A recent high-profile case about Crocs before the General Court of the European Union shows that those who wish to apply for design registration in the EU have to be on their guard. Previous own publications of the design, in this case outside of the EU (in the US), could be fatal to the design registration itself lateron.
(In)validity of the design registration
The design registration of the Crocs clog was performed in February 2005 and applied for in November 2004. However, the design registration is contested on the basis of Article 6 in conjunction with Article 7 of the Community Designs Regulation (GDR). According to Article 7 paragraph 2 of the GDR, a design registration can be declared invalid (void) if the product was made available to the public more than twelve months before the date of filing of the application for registration as a design. See also Article 25 paragraph 1 opening lines and under b GDR.
It was argued that the model had been published previously and was therefore not new. According to the EUIPO, the European Union Intellectual Property Office, publication of the Crocs took place by means of (i) representation on the Crocs website (ii) display at a boat show in Fort Lauderdale, Florida (United States of America); and (iii) the fact that the clogs to which the design had been applied were available for sale.
The Court concluded on the basis of those grounds that the design registration is invalid, because those facts occurred 12 months before the application for design registration.
Escape?
The GDR mentions an escape for design owners. The abovementioned invalidity regime does not apply in principle if certain facts (concerning publication of a design) could not within reason have become known to “insiders” in the relevant sector operating in the Community in the normal course of business (the text of the GDR reads as follows: where these events could not reasonably have become known in the normal course of business to the circles specialised in the sector concerned, operating within the Community).

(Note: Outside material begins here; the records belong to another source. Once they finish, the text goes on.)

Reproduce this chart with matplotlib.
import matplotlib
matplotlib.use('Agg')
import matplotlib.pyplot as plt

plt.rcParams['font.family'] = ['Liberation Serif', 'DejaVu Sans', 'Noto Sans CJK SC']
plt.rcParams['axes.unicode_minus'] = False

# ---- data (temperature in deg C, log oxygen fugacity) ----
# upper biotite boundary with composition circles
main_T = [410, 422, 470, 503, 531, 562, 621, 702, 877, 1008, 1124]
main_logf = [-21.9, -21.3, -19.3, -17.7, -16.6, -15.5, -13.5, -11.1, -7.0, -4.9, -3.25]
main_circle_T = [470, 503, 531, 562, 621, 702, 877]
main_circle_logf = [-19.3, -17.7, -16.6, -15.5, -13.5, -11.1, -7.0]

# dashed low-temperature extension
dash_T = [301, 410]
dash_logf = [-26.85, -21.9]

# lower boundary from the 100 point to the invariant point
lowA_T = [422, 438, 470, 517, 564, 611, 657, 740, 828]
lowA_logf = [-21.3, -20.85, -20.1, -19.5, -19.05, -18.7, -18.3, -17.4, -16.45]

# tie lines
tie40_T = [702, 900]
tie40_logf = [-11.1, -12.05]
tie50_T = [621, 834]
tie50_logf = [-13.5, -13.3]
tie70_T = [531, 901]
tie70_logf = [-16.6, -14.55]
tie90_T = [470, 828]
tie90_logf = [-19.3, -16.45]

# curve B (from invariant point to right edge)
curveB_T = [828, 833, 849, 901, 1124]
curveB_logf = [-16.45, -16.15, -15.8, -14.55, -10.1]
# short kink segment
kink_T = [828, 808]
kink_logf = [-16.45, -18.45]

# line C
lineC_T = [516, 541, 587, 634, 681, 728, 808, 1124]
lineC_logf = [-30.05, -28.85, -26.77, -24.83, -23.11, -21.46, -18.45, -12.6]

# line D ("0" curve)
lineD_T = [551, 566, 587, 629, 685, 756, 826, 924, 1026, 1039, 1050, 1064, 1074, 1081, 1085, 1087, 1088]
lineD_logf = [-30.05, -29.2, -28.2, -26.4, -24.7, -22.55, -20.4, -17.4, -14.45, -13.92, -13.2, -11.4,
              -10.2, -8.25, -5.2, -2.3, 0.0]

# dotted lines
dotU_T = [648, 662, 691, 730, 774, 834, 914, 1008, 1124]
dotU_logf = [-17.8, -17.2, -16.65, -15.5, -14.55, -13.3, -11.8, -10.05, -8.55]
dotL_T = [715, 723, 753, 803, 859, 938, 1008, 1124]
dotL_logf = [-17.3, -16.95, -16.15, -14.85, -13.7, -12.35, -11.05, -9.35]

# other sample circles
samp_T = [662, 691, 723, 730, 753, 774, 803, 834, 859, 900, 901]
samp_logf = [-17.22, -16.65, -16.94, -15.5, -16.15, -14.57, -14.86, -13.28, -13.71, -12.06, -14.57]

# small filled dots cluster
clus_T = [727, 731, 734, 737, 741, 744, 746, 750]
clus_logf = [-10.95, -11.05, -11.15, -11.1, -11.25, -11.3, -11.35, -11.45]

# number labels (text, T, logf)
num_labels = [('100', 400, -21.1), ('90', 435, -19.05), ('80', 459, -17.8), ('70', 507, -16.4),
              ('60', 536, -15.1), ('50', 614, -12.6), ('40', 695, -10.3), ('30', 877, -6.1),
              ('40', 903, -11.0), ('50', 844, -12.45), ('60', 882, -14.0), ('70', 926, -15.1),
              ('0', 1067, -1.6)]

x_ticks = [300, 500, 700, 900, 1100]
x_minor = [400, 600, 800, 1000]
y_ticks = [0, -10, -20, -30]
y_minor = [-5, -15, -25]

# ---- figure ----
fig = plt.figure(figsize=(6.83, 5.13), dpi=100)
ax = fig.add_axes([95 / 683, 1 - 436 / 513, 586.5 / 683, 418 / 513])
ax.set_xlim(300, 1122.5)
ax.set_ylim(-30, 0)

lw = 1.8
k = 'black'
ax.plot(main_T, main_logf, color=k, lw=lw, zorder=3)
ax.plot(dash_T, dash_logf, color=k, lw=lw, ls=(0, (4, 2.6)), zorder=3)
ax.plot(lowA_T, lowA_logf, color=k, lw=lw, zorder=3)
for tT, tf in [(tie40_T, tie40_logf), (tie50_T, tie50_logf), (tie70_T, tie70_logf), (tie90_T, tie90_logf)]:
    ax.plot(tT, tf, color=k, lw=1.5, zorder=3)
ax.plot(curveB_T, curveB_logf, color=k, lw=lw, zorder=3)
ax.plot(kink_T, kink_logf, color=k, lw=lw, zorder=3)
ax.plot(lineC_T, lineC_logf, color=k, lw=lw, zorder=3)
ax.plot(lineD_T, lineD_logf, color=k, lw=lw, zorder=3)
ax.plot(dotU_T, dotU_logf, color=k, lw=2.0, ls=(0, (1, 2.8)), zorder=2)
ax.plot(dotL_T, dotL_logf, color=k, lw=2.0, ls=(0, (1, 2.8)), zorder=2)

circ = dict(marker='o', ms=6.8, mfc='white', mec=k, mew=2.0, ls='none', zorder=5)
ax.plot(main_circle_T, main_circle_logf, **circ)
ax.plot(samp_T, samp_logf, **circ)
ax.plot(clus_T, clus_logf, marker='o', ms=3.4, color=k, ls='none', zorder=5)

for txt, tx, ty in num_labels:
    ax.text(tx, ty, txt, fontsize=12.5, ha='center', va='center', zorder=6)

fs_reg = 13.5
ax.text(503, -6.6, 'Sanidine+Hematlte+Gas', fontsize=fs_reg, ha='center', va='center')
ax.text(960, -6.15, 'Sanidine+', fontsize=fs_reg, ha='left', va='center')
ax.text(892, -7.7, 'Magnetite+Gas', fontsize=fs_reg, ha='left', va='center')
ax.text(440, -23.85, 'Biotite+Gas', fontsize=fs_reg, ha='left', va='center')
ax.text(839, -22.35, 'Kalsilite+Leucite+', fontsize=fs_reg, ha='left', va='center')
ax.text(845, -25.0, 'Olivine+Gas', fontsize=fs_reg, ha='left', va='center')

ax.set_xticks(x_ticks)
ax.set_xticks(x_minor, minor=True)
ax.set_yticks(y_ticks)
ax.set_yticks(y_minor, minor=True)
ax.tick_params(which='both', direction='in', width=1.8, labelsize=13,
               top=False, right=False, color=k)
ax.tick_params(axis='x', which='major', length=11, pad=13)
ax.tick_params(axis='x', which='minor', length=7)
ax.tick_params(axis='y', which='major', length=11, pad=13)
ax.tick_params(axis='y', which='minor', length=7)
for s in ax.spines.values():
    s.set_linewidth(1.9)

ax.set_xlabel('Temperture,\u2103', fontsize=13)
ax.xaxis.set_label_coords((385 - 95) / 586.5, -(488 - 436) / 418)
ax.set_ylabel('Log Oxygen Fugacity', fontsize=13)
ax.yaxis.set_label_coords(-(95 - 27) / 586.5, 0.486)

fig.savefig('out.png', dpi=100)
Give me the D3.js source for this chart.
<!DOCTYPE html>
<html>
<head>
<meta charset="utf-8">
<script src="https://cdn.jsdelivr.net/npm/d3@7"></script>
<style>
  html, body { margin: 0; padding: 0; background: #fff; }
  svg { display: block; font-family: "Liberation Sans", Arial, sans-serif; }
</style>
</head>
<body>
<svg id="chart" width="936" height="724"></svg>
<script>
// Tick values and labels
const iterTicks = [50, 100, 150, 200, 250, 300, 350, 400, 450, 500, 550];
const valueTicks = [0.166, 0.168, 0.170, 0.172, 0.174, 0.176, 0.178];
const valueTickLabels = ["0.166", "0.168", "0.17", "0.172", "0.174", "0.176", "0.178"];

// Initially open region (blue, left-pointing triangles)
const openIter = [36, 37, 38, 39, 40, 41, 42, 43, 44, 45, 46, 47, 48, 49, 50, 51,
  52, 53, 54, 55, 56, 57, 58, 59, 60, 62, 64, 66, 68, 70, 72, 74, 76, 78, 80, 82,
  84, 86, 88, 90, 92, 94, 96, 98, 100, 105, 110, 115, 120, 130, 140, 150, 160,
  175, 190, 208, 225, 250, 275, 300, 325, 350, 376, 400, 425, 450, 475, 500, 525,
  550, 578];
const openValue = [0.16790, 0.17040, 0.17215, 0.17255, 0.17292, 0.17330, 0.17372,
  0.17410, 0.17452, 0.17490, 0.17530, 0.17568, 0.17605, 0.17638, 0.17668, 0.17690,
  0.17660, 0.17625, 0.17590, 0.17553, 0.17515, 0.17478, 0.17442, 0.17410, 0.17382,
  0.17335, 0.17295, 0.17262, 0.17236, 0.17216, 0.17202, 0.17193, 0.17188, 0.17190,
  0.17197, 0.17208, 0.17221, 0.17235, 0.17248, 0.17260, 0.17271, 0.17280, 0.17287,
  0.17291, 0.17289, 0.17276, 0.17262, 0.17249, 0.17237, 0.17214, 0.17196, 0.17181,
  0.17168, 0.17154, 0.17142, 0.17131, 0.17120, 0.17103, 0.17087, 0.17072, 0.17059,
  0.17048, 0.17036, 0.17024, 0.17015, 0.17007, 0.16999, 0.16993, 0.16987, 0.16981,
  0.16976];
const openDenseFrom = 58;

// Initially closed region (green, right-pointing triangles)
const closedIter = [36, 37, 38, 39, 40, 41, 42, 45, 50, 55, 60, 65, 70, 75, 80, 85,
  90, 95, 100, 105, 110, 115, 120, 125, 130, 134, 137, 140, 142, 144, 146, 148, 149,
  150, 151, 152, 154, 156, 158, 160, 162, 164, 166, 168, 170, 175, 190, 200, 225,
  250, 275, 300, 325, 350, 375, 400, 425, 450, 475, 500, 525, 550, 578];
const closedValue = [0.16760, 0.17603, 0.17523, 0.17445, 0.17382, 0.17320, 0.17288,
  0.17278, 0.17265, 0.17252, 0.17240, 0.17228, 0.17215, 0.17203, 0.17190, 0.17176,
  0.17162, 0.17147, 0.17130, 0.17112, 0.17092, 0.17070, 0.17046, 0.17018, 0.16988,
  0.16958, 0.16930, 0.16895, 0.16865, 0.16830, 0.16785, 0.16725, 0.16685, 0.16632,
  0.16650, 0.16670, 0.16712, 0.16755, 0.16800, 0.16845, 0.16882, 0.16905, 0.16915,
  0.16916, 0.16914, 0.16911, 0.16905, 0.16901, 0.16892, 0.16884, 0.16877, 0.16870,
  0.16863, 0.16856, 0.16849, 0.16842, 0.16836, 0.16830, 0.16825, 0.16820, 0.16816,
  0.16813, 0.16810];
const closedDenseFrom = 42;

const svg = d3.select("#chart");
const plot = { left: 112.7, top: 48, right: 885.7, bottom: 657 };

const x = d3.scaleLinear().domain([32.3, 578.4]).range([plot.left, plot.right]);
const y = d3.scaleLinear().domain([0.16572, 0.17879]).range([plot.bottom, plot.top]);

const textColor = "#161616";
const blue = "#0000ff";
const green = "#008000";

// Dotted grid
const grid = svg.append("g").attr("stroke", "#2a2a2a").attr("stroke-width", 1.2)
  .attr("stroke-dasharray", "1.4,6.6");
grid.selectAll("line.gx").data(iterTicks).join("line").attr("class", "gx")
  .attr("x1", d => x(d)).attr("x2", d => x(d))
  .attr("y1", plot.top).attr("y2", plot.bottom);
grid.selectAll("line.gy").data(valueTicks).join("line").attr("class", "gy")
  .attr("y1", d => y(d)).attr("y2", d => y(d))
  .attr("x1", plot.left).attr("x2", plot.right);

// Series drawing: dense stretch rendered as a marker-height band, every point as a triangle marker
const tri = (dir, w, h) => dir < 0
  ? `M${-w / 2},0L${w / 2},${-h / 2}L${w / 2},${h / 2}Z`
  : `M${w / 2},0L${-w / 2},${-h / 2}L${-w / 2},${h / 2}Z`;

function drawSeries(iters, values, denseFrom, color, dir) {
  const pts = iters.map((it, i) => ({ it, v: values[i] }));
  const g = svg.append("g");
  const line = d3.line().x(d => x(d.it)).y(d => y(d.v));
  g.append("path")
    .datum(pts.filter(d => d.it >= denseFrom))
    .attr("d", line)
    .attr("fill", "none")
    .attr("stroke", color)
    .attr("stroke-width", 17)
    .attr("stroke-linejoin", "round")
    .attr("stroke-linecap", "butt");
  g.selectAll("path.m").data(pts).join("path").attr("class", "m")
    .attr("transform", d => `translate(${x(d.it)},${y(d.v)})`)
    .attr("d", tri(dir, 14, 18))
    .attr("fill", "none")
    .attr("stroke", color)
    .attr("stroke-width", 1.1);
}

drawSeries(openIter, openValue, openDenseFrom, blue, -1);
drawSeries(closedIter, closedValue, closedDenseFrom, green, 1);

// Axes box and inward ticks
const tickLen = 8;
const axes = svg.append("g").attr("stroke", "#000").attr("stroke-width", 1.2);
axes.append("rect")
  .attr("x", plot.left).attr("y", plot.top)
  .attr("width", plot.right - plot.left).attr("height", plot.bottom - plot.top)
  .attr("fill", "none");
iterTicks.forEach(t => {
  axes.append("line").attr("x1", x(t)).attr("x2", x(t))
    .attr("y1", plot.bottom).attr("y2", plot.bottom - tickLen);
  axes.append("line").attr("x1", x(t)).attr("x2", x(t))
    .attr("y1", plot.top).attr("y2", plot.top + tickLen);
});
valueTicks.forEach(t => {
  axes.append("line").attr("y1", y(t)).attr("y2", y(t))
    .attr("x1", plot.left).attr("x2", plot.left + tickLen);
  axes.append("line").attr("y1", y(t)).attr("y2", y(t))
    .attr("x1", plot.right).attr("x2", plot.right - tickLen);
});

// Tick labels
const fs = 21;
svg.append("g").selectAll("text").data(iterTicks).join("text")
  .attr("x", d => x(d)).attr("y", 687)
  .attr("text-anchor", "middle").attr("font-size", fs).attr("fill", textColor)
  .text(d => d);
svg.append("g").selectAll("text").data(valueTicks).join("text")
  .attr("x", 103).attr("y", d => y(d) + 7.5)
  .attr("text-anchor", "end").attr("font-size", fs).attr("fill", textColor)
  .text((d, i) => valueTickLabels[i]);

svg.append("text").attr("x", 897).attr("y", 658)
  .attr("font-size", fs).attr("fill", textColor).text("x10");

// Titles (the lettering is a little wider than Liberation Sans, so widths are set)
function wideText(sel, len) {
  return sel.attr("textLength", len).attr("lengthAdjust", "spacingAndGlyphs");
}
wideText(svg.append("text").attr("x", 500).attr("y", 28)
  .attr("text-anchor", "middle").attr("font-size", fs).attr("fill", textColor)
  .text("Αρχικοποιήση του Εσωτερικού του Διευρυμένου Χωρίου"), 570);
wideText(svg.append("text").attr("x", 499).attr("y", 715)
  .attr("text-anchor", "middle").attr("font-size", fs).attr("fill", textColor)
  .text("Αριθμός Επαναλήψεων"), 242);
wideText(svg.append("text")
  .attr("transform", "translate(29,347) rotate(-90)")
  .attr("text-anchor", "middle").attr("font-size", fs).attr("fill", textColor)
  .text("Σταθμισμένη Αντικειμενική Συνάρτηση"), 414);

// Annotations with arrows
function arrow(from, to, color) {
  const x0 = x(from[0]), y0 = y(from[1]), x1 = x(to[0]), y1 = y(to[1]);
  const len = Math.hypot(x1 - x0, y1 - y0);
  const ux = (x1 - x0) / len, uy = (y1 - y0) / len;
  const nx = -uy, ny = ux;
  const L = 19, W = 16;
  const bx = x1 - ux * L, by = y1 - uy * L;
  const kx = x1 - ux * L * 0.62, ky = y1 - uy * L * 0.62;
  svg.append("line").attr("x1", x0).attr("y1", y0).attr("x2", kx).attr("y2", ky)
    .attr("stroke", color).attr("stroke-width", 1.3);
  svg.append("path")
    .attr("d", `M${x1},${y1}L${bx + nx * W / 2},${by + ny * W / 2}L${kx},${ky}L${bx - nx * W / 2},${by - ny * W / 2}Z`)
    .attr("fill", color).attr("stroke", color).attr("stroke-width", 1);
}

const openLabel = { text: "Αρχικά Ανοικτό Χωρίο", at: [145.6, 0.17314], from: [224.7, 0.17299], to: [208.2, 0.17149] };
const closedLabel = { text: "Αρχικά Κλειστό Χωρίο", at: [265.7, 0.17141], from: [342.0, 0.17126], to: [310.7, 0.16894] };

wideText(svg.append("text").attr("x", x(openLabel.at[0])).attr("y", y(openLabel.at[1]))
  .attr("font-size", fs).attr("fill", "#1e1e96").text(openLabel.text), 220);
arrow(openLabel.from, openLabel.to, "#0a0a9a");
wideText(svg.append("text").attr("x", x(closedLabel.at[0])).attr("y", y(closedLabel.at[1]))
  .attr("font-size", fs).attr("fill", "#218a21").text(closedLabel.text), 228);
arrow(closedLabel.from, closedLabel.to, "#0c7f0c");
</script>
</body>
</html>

This escape is invoked by Crocs. That invocation is rejected, however. According to the Court, Crocs did not demonstrate sufficiently that shoe manufacturers that operate in the EU were unable to find the US website of Crocs. It was also unlikely that the Fort Lauderdale Boat Show was unknown to aforementioned circles within the EU in view of the fact that it was an international convention and that the display of the relevant clogs was a great success. Moreover, the Court points out that the clogs were put up for sale in a large number of American states and that it is therefore unlikely that the clogs remained unnoticed in view of the importance of commercial trends in the American market for the EU market.
Conclusions
Design law is a fairly complex field of law with formal rules that must be observed. One of the most important rules is that publication of a design that precedes a design registration has the potential to entail the nullity of the registration. If the design is published before the design registration, it must always be determined when this happened and whether “insiders” in the relevant sector in the EU could have become aware of this even if publication takes place outside the EU.